LED has slipped so smoothly, so imperceptibly, into our domestic lives that it rarely receives the accolades it deserves. It would have seemed ridiculous to suggest – even a few generations ago – that you could have light without heat. Candle flames to incandescent bulbs; the two were inseparable.
And yet here we are, routinely producing light with almost no heat and saving energy into the bargain. How did this revolution come about? It’s a story of misunderstood discoveries, a self-taught scientist working under fatal conditions while the Siege of Leningrad raged outside, American corporate muscle, and three scientists whose persistence would win them a Nobel Prize.
A feeble yellow light
It’s 1907, and Henry J Round is trying to build a better wireless set. An assistant to Guglielmo Marconi in London, he’s poking fine wires at various crystals in the hope of improving a cat’s whisker receiver – the first kind of semiconductor diode – when he notices a feeble light. It’s yellowish at low voltages, green at higher ones. It’s all pretty faint, so he writes his findings up, publishes them as a footnote, and forgets the whole thing as an unexplained novelty. And so it stays until Oleg Losev comes along.

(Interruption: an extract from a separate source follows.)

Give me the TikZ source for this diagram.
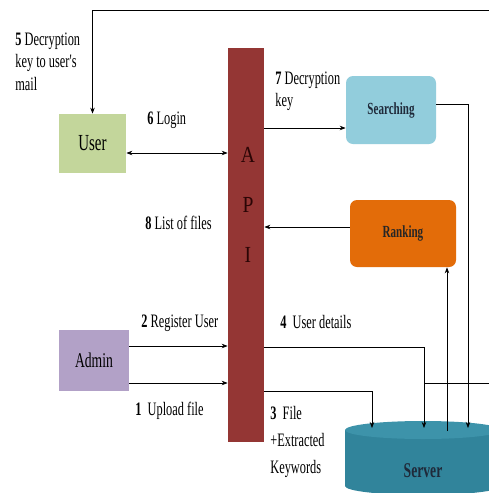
\documentclass[tikz,border=0pt]{standalone}
\usepackage{fontspec}
\setmainfont{Liberation Serif}
\newfontfamily\cond[FakeStretch=0.65]{Liberation Serif}
\newfontfamily\wide[FakeStretch=0.85]{Liberation Serif}
\usetikzlibrary{arrows.meta}

\definecolor{usergreen}{HTML}{C3D69B}
\definecolor{adminpurple}{HTML}{B2A1C7}
\definecolor{apired}{HTML}{943634}
\definecolor{apiletter}{HTML}{2A0505}
\definecolor{searchblue}{HTML}{92CDDC}
\definecolor{rankorange}{HTML}{E36C09}
\definecolor{serverteal}{HTML}{31849B}
\definecolor{servertop}{HTML}{3D93AA}
\definecolor{boxtext}{HTML}{1F2A3A}

\tikzset{
  box/.style={rectangle, draw=none, inner sep=0pt},
  rbox/.style={rectangle, rounded corners=7pt, draw=none, inner sep=0pt},
  lbl/.style={font=\cond\fontsize{19}{22.5}\selectfont, anchor=west, align=left, inner sep=0pt}
}

\begin{document}
\begin{tikzpicture}[x=1pt, y=-1pt, >={Stealth[length=6pt,width=4.5pt]}, line width=0.7pt]
    \useasboundingbox (0,0) rectangle (489,493);
    \fill[white] (0,0) rectangle (489,493);

    \node[box, fill=usergreen, minimum width=67pt, minimum height=59pt, font=\cond\fontsize{23}{26}\selectfont] (user) at (92.5,143.5) {User};
    \node[box, fill=adminpurple, minimum width=70pt, minimum height=61pt, font=\cond\fontsize{21}{24}\selectfont] (admin) at (94,360.5) {Admin};
    \node[box, fill=apired, minimum width=36pt, minimum height=394pt] (api) at (246,245) {};
    \node[align=center, text=apiletter, font=\wide\fontsize{23}{50}\selectfont] (apiname) at (248,205) {A\\P\\I};
    \node[rbox, fill=searchblue, minimum width=90pt, minimum height=68pt, text=boxtext, font=\cond\fontsize{17}{20}\selectfont\bfseries] (search) at (391,110) {Searching};
    \node[rbox, fill=rankorange, minimum width=106pt, minimum height=67pt, text=black!85, font=\cond\fontsize{17}{20}\selectfont\bfseries] (rank) at (403,233.5) {Ranking};

    % server drum
    \fill[serverteal] (345,430) rectangle (501,486);
    \fill[serverteal] (423,486) ellipse [x radius=78pt, y radius=9pt];
    \fill[servertop] (423,430) ellipse [x radius=78pt, y radius=9pt];
    \node[text=boxtext, font=\cond\fontsize{21}{24}\selectfont\bfseries] (server) at (423,471) {Server};

    \coordinate (s1) at (372,428);
    \coordinate (s2) at (424,428);
    \coordinate (s3) at (447,431);
    \coordinate (s4) at (468,428);
    \coordinate (mailback) at (496,383);

    \draw[<->] ([yshift=-9.5pt]user.east) -- ([yshift=-9.5pt]user.east -| api.west);
    \draw[->] ([yshift=-18pt]search.west -| api.east) -- ([yshift=-18pt]search.west);
    \draw[->] ([yshift=6pt]search.east) -| (s4);
    \draw[->] ([yshift=6.5pt]rank.west) -- ([yshift=6.5pt]rank.west -| api.east);
    \draw[->] (s3) -- (s3 |- rank.south);
    \draw[->] ([yshift=14.5pt]admin.east) -- ([yshift=14.5pt]admin.east -| api.west);
    \draw[->] ([yshift=-22.5pt]admin.east) -- ([yshift=-22.5pt]admin.east -| api.west);
    \draw[->] (api.east |- 0,347) -| (s2);
    \draw[->] (api.east |- 0,391) -| (s1);
    \draw[->] (s2 |- 0,383) -- (mailback) -- (mailback |- 0,10) -| (user.north);

    \node[lbl] (mail) at (15,61.5) {\textbf{5} Decryption\\key to user's\\mail};
    \node[lbl] (login) at (147,120) {\textbf{6} Login};
    \node[lbl] (list) at (145,223) {\textbf{8} List of files};
    \node[lbl] (deckey) at (275,91.5) {\textbf{7} Decryption\\key};
    \node[lbl] (register) at (141,323) {\textbf{2} Register User};
    \node[lbl] (upload) at (135,411) {\textbf{1}\ \ Upload file};
    \node[lbl] (details) at (280,322) {\textbf{4}\ \ User details};
    \node[lbl, font=\cond\fontsize{19}{27}\selectfont] (filekw) at (270,442) {\textbf{3}\ \ File\\+Extracted\\Keywords};
  \end{tikzpicture}
\end{document}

Born in Russia in 1903, Oleg never had a college education, never worked with collaborators, or had the support of a research team. He never held a role higher than technician, yet, if anyone has the right to be regarded as the true father of LED, it’s Oleg Losev.
In his time, most experts thought this novelty was all some kind of thermoelectric effect – tiny electric arcs perhaps – there could be no light without heat remember. But Oleg Losev didn’t, his measurements told him this was cold light and he thought it might have something to do with the new science of quantum mechanics, the opposite of the photoelectric effect perhaps, the one Einstein discovered 1905.
In 1927 Losev filed a patent, ‘The proposed invention.’ He wrote, “Uses the known phenomenon of luminescence of a carborundum detector… for the purpose of… fast telegraphic and telephone communication, transmission of images, and other applications.’ By 1941, and even while Leningrad was under siege, he was working on an amplifying three-terminal semiconductor, a transistor. His paper on the subject is lost. He was dead within the year. At just 38.
The red and the green
Corporate America, however, had noticed, and in 1961 Robert Baird and Gary Pittman patented an infrared LED for Texas Instruments – outside the visible spectrum, but promising. Then the following year Nick Holonyak Jr., a consulting engineer at General Electric, used gallium arsenide phosphide to produce the first visible, red LED.
Green LED followed red in the late 1970s, but high-intensity Blue LED light – the all-important B in RGB – was elusive, and it would remain so until the early 1990s.
The hunt for Blue
The key, and the genuinely multi-million-dollar challenge, was growing the high-quality gallium nitride crystals blue LEDs needed – a task many thought so difficult as to be out of reach. Three Japanese professors, Isamu Akasaki, Hiroshi Amano, and Shuji Nakamura not only persisted, but succeeded, and it won them the 2014 Nobel Prize in Physics.
Adding blue to red and green changed everything. White light was now possible, so too were full-color LED displays, laser projection – both phosphor and pure – slim backlights on TV’s and smartphones, even practical high-yield hydroponic agriculture.
And if you give a blue LED a fluorescent coat, you create the highly efficient, energy-saving, carbon footprint reducing, white lamps now found in almost every home and in every automobile. Henry J Round didn’t know it when he poked that wire at that crystal, but the chain of events he set in motion have changed our world.